I wish I could share a picture!
Jessica
Oh I'm SO SO happy to hear that. Thank you for trying the recipe!
Sherry
What if the roast isn't at 125-130* when you check it?
Jessica
Hi Sherry,
I've never had this happen before. Did you check for accurate weight and roast for the exact amount of time suggested?
Tamara Johnson
This was one of the best roasts I've ever made. I got so many compliments on it too. Thanks for sharing the recipe.
Jen
This roast was the perfect main to accompany my roast potatoes. It was tender, juicy, moist and filled with flavour!
Robin
This roast was as flavorful as it was juicy. The sandwiches we made the next day were even better!
Stephanie
This was a delightful surprise for my husband as he doesn't get to eat much red meat. He loved the flavors and said the meat was so tender it practically melted in his mouth.
Marta
Sweet, baby Jesus, this had to be the best and most perfectly cooked roast beef I've made and tasted.

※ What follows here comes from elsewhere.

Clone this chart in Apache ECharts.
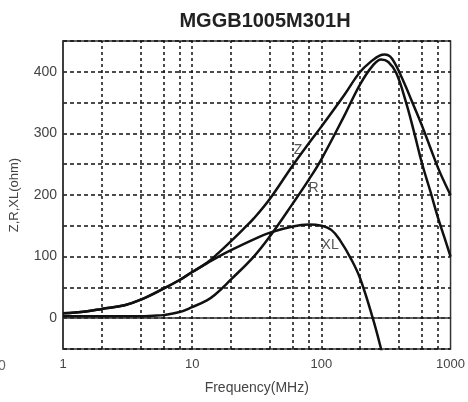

I made sure to hide some away because roast beef sandwiches are my jam. Such a great plan because my roast beef on rye was on point at lunchtime.
Kate
Oh my goodness! This was so tender and delicious, we had no leftovers. The herb crusting is perfection. Thank you!
Cindy and Ron
By far the best, most tender roast I've ever made. And it was 90 degrees here today so shutting off the oven to finish cooking was great. It came out a perfect medium to medium rare all the way through, even the skinny end of the roast.